This is the way a once-proud technology ends: not with a snap and crackle of low-fidelity static, not with the incessant clicking of a needle stuck in a groove, but with silence.
Once upon a time the flexi-disc _ those novelty records stapled into magazines, tucked in cereal boxes and mass-mailed to millions by presidential candidates _ was a kitschy yet honored way of distributing sound recordings.
The lids of special Chun King frozen Chinese food entrees could be spun on a record player. Remington offered flexi-discs of Bing Crosby, Louis Armstrong and Rosemary Clooney for "music to shave by." Noxzema asked teenagers to write lyrics for The Noxzema Rag, an instrumental track they included in Seventeen magazine. Richard Nixon and Franklin Roosevelt put speeches on flexi-discs and sent them to registered voters.
Some of the most collectible pop-music items are rare songs by the Beatles, Beach Boys and R.E.M. on flexi-discs included with music magazines. And 15 years into the CD era, the flexi-disc survived thanks to a Library of Congress program that provided books and magazines to the blind on long-playing, flexible records.
The era came to a final end recently when Eva-Tone of Clearwater, the last U.S. producer of the flexi-disc _ or as they preferred to call it, the Soundsheet _ retired the plastic phonograph recordmaking technology for good. The 78 rpm record, the eight-track tape, the Beta-player, and now the flexi-disc.
"Though outmoded now, Eva-Tone Soundsheets provided a revolutionary way for people to use recorded sound 40 years ago," the company said, in a wistful but forward-looking release announcing the news.
"The demand dried up.

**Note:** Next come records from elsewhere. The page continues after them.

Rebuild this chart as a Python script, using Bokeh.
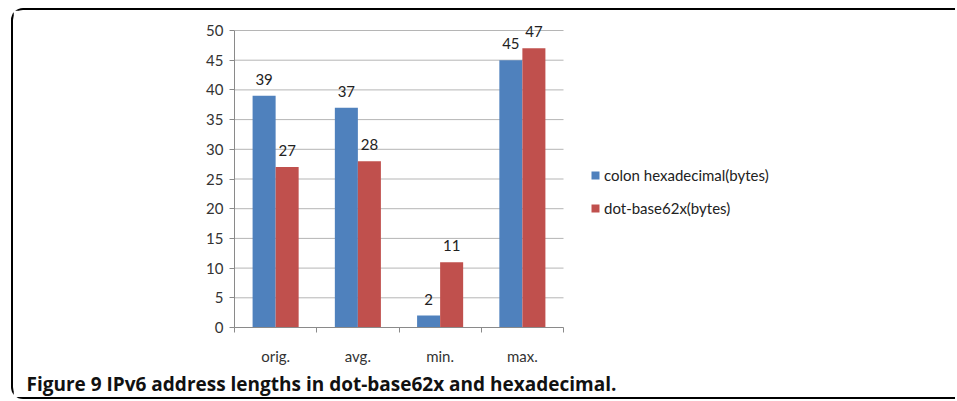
from bokeh.plotting import figure
from bokeh.models import (ColumnDataSource, Range1d, FixedTicker, LinearAxis,
                          Legend, LegendItem, LabelSet, Title)
from bokeh.transform import dodge
from bokeh.core.properties import value
from bokeh.embed import file_html
from bokeh.resources import INLINE

categories = ["orig.", "avg.", "min.", "max."]
colon_hex = [39, 37, 2, 45]
dot_base62x = [27, 28, 11, 47]
y_ticks = [0, 5, 10, 15, 20, 25, 30, 35, 40, 45, 50]
series_names = ["colon hexadecimal(bytes)", "dot-base62x(bytes)"]
caption = "Figure 9 IPv6 address lengths in dot-base62x and hexadecimal."

BLUE = "#4F81BD"
RED = "#C0504D"
FONT = "Lato"
AXIS_GRAY = "#8a8a8a"
GRID_GRAY = "#b5b5b5"

n = len(categories)
y_max = y_ticks[-1]
# frame spans to the right edge so the legend can sit beside the bars;
# the category area occupies the left 329 px of a 723 px wide frame
FRAME_W = 723
CAT_W = 329
# the frame reaches 18 px above the top gridline so labels there are not cut
PLOT_H = 297
HEAD = 18
centers = [i + 0.5 for i in range(n)]
src = ColumnDataSource(dict(
    x=centers, cat=categories,
    a=colon_hex, b=dot_base62x,
    a_lbl=[str(v) for v in colon_hex], b_lbl=[str(v) for v in dot_base62x],
))
grid_src = ColumnDataSource(dict(y=y_ticks, x0=[0] * len(y_ticks),
                                 x1=[n] * len(y_ticks)))

p = figure(width=944, height=391, output_backend="svg", toolbar_location=None,
           x_range=Range1d(0, n * FRAME_W / CAT_W),
           y_range=Range1d(0, y_max + HEAD * y_max / PLOT_H),
           min_border_left=221, min_border_right=0, min_border_top=2,
           min_border_bottom=74, x_axis_type=None, y_axis_type=None)
p.outline_line_color = None
p.background_fill_color = "white"
p.border_fill_color = "white"
p.xgrid.visible = False
p.ygrid.visible = False
p.styles = {"margin-left": "11px", "margin-top": "8px",
            "border-left": "2px solid black", "border-top": "2px solid black",
            "border-bottom": "2px solid black",
            "border-top-left-radius": "12px",
            "border-bottom-left-radius": "12px"}

# horizontal gridlines limited to the category area
p.segment(x0="x0", x1="x1", y0="y", y1="y", source=grid_src,
          line_color=GRID_GRAY, line_width=1)

r1 = p.vbar(x=dodge("x", -0.14), top="a", width=0.28, source=src,
            fill_color=BLUE, line_color=None)
r2 = p.vbar(x=dodge("x", 0.14), top="b", width=0.28, source=src,
            fill_color=RED, line_color=None)

# y axis
yax = LinearAxis(ticker=FixedTicker(ticks=y_ticks, minor_ticks=[]),
                 bounds=(0, y_max))
yax.axis_line_color = AXIS_GRAY
yax.major_tick_line_color = AXIS_GRAY
yax.major_tick_in = 0
yax.major_tick_out = 5
yax.minor_tick_line_color = None
yax.major_label_text_font = FONT
yax.major_label_text_font_size = "15px"
yax.major_label_text_color = "#333333"
yax.major_label_standoff = 6
p.add_layout(yax, "left")

# x axis: boundary ticks as minor ticks, category names at centres
xax = LinearAxis(ticker=FixedTicker(ticks=centers,
                                    minor_ticks=list(range(n + 1))),
                 bounds=(0, n))
xax.major_label_overrides = {c: nm for c, nm in zip(centers, categories)}
xax.axis_line_color = AXIS_GRAY
xax.major_tick_line_color = None
xax.major_tick_in = 0
xax.major_tick_out = 0
xax.minor_tick_line_color = AXIS_GRAY
xax.minor_tick_in = 0
xax.minor_tick_out = 5
xax.major_label_text_font = FONT
xax.major_label_text_font_size = "15px"
xax.major_label_text_color = "#333333"
xax.major_label_standoff = 14
p.add_layout(xax, "below")

# data labels
for col, off in (("a", -0.14), ("b", 0.14)):
    ls = LabelSet(x=dodge("x", off), y=col, text=col + "_lbl", source=src,
                  text_align="center", text_baseline="bottom", y_offset=11,
                  text_font=value(FONT), text_font_size="15px",
                  text_color="#222222")
    p.add_layout(ls)

legend = Legend(items=[LegendItem(label=series_names[0], renderers=[r1]),
                       LegendItem(label=series_names[1], renderers=[r2])],
                location=(356, 109), orientation="vertical")
legend.border_line_color = None
legend.background_fill_alpha = 0
legend.padding = 0
legend.margin = 0
legend.spacing = 13
legend.glyph_width = 10
legend.glyph_height = 10
legend.label_height = 20
legend.label_standoff = 4
legend.label_text_font = FONT
legend.label_text_font_size = "15px"
legend.label_text_color = "#222222"
p.add_layout(legend)

# caption
cap = Title(text=caption, align="left", offset=-208, standoff=2,
            text_font="Open Sans", text_font_style="bold",
            text_font_size="19px", text_color="#111111")
p.add_layout(cap, "below")

open("out.html", "w").write(file_html(p, INLINE))
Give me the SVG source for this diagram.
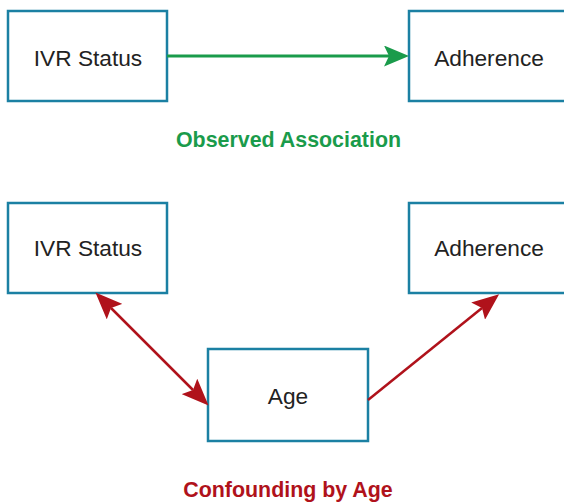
<svg xmlns="http://www.w3.org/2000/svg" width="564" height="503" viewBox="0 0 564 503">
<style>
.box{fill:#fff;stroke:#1b80a3;stroke-width:2.5}
.lbl{font-family:"Liberation Sans",Arial,sans-serif;font-size:22.7px;fill:#222;text-anchor:middle}
.ttl{font-family:"Liberation Sans",Arial,sans-serif;font-size:21.4px;font-weight:bold;text-anchor:middle}
.g{stroke:#1a9b4b;stroke-width:3;fill:none}
.r{stroke:#b0121b;stroke-width:2.5;fill:none}
</style>
<defs>
<marker id="ag" markerUnits="userSpaceOnUse" markerWidth="26" markerHeight="22" refX="5" refY="10.5" orient="auto" viewBox="0 0 26 22">
<path d="M0,0 L25,10.5 L0,21 L5,10.5 Z" fill="#1a9b4b"/>
</marker>
<marker id="ar" markerUnits="userSpaceOnUse" markerWidth="28" markerHeight="22" refX="5" refY="11" orient="auto-start-reverse" viewBox="0 0 28 22">
<path d="M0,0 L27,11 L0,22 L5,11 Z" fill="#b0121b"/>
</marker>
</defs>
<g id="ivr1"><rect class="box" x="8" y="11" width="159" height="90"/><text class="lbl" x="88" y="66">IVR Status</text></g>
<g id="adh1"><rect class="box" x="409" y="11" width="162" height="90"/><text class="lbl" x="489" y="66">Adherence</text></g>
<g id="ivr2"><rect class="box" x="8" y="203" width="159" height="90"/><text class="lbl" x="88" y="256">IVR Status</text></g>
<g id="adh2"><rect class="box" x="409" y="203" width="162" height="90"/><text class="lbl" x="489" y="256">Adherence</text></g>
<g id="age"><rect class="box" x="208" y="349" width="160" height="92"/><text class="lbl" x="288" y="404">Age</text></g>
<g id="connectors">
<line class="g" x1="167" y1="56" x2="389" y2="56" marker-end="url(#ag)"/>
<line class="r" x1="111" y1="308" x2="193" y2="390" marker-start="url(#ar)" marker-end="url(#ar)"/>
<line class="r" x1="368" y1="400" x2="482" y2="308" marker-end="url(#ar)"/>
</g>
<text class="ttl" x="288.5" y="147" fill="#1a9b4b">Observed Association</text>
<text class="ttl" x="288" y="497" fill="#b0121b">Confounding by Age</text>
</svg>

Turntables went away. But the product line had a nice run," Eva-Tone vice president Mark Evans says.
"They were a genuine novelty, and that was the fun of it," says Michael Camella, who curates the Internet Museum of Flexi/Cardboard/Oddity Records (www.wfmu.org/MACrec). "The heyday was really the 1950s and '60s. But they were very widespread for 100 years, starting with playable postcards that people could play on crank-up phonographs.
"They were cheap to make. Anyone who wanted to put a record in something could do so easily. You could put them in a publication, or an advertisement, and they were easy to distribute."
"It was not about the high quality of sound," Camella says, "but about the novelty of having records mailed to you, or discovering them someplace different."
Poor sound quality didn't stop popular or underground bands from recording flexi-disc singles that were stapled into teen mags, fanzines, sent out as tour promotional items or included as bonus items in LPs. Flexis from the Beatles and the Who command astronomical prices from collectors. More recently, music magazines such as New Musical Express or the Bob would give readers B-sides or cover songs from artists including R.E.M., the Feelies or Robyn Hitchcock. And because vinyl continued to live among indie-rock fans, record players never completely went out of style with the gleefully obscurist, giving flexi-singles a certain cachet even in the '90s.
Not everyone looks back on the flexi-disc with such nostalgia, however. While the Library of Congress contract kept Eva-Tone alive, those who benefited from the once-cutting-edge flexi technology are happy to see easier and more convenient media flourish.
"I don't miss it," says Betty Woodward, the Connecticut president of the National Federation of the Blind. "The discs collected lint like crazy. They'd skip sometimes. The record machine itself was not small. You had to be where it was to be able to listen to it. . . . No, I'm happy for its passing."
What's really amazing, says Camella, is that the flexi lasted as long as it did, even after vinyl records began disappearing from record stores. "It was just so limited because people didn't have turntables anymore. The music industry stopped producing records, so there was less production of record players, and that was probably about it."
And as for Eva-Tone?
It's just fine. These days the company helps businesses create CD-ROMs, Web sites and multimedia presentations to advertise.